UNITED STATES BANKRUPTCY COURT WESTERN DISTRICT OF LOUISIANA SHREVEPORT DIVISION
Dec 3, 2018
594 B.R. 376 (Bankr. W.D. La. 2018)

Opinion

Case Number: 18-10836

12-03-2018

IN RE: James SMITH, Jr., Debtor

Jessica P. Johnston, The Cook Law Firm, Haughton, LA, for Debtor.


Jessica P. Johnston, The Cook Law Firm, Haughton, LA, for Debtor.

Order Denying Plan Confirmation

JOHN S. HODGE, UNITED STATES BANKRUPTCY JUDGE

Before the Court is the confirmation of Debtor's Chapter 13 Plan (Doc. No. 28) and the objection thereto (Doc. No. 29) filed by the holder of a secured claim. For the following reasons, confirmation of the Plan is DENIED .

I. Jurisdiction, Core Status and Judicial Power to Enter this Order

This Court has jurisdiction over this matter pursuant to 28 U.S.C. § 1334 and by virtue of the reference by the district court pursuant to 28 U.S.C. § 157(a) and LR 83.4.1. All claims presented to this Court are "core" pursuant to 28 U.S.C. § 157 (b)(2)(A), (L) and (O).

The Supreme Court's ruling in Stern v. Marshall, 564 U.S. 462, 131 S.Ct. 2594, 180 L.Ed.2d 475 (2011), sets forth certain limitations on the constitutional authority of bankruptcy courts to enter final orders. BP RE, L.P. v. RML Waxahachie Dodge, L.L.C., 735 F.3d 279, 286 (5th Cir. 2013) (" ‘the question is whether the action at issue stems from the bankruptcy itself or would necessarily be resolved in the claims allowance process.’ ") (quoting Stern, 131 S.Ct. at 2618 ); Thus, under Stern , in addition to determining whether each claim is core or non-core, this Court must also determine whether the underlying issue "stems from the bankruptcy itself or it would necessarily be resolved in the claims allowance process." BP RE, 735 F.3d at 286. Absent both statutory and constitutional authority, this Court may not enter a final order, and instead must issue proposed findings of fact and conclusions of law to be considered by the district court.

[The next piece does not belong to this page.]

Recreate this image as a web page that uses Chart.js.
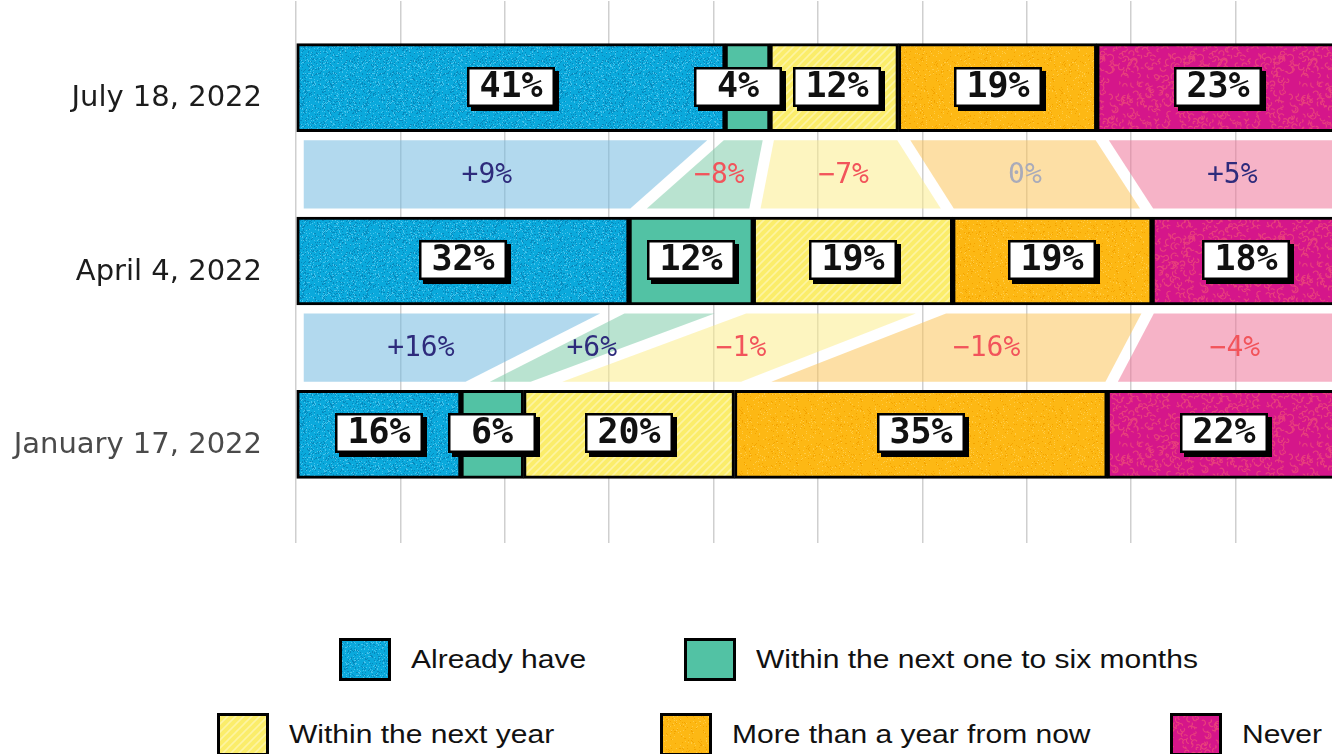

The Supreme Court has made clear that an order denying confirmation of a proposed Chapter 13 plan is not a final order. Bullard v. Blue Hills Bank, ––– U.S. ––––, 135 S.Ct. 1686, 1690, 191 L.Ed.2d 621 (2015) ("The question presented is whether such an order denying confirmation is a ‘final’ order that the debtor can immediately appeal. We hold that it is not."). Moreover, even if this Order could be construed to constitute a final order, the issues presented in this case stem from the bankruptcy itself as a dispute over the confirmation of a plan can only arise in a bankruptcy case. Therefore, there are no Stern issues in this case.

II. Procedural Background

On May 31, 2018 (the " Petition Date "), James Smith, Jr. (" Debtor ") filed a voluntary petition for relief under Chapter 13 of the Bankruptcy Code (Doc. 1). On June 12, 2018, Debtor filed his Chapter 13 plan (Doc. 9). After objections were raised by the Trustee (Docs. 19, 20), Debtor filed an Amended Plan (Doc. 23). After subsequent objections by both the Trustee (Doc. 27) and JPMorgan Chase Bank, National Association (" Creditor ") (Doc. 26), Debtor filed a second Amended Plan (Document No. 28). Creditor once again objected (Doc. 29) to confirmation of the Plan because it provided for an interest rate (6.75%) less than the contractual rate (9.25%) on Debtor's principal residence and the proposed interest rate is less than the presumptive rate contemplated by the Supreme Court's holding in Till v. SCS Credit Corp., 541 U.S. 465, 124 S.Ct. 1951, 158 L.Ed.2d 787 (2004).

Creditor's claim of approximately $11,000 (Claim No. 6) is secured by a first-priority mortgage on Debtor's principal residence valued at approximately $95,000 as evidenced by Debtor's schedules. (Doc. No. 8). Debtor's loan is scheduled to mature on May 1, 2022, and the final payment under Debtor's sixty (60) month Plan is scheduled for May 1, 2023. (Doc. 32). As a result, it is undisputed that: (1) Creditor is the holder of over-secured claim because the value of the collateral far exceeds the amount of the debt; and (2) Debtor's last payment on the original payment schedule is due to Creditor before the due date of the last payment under the Plan.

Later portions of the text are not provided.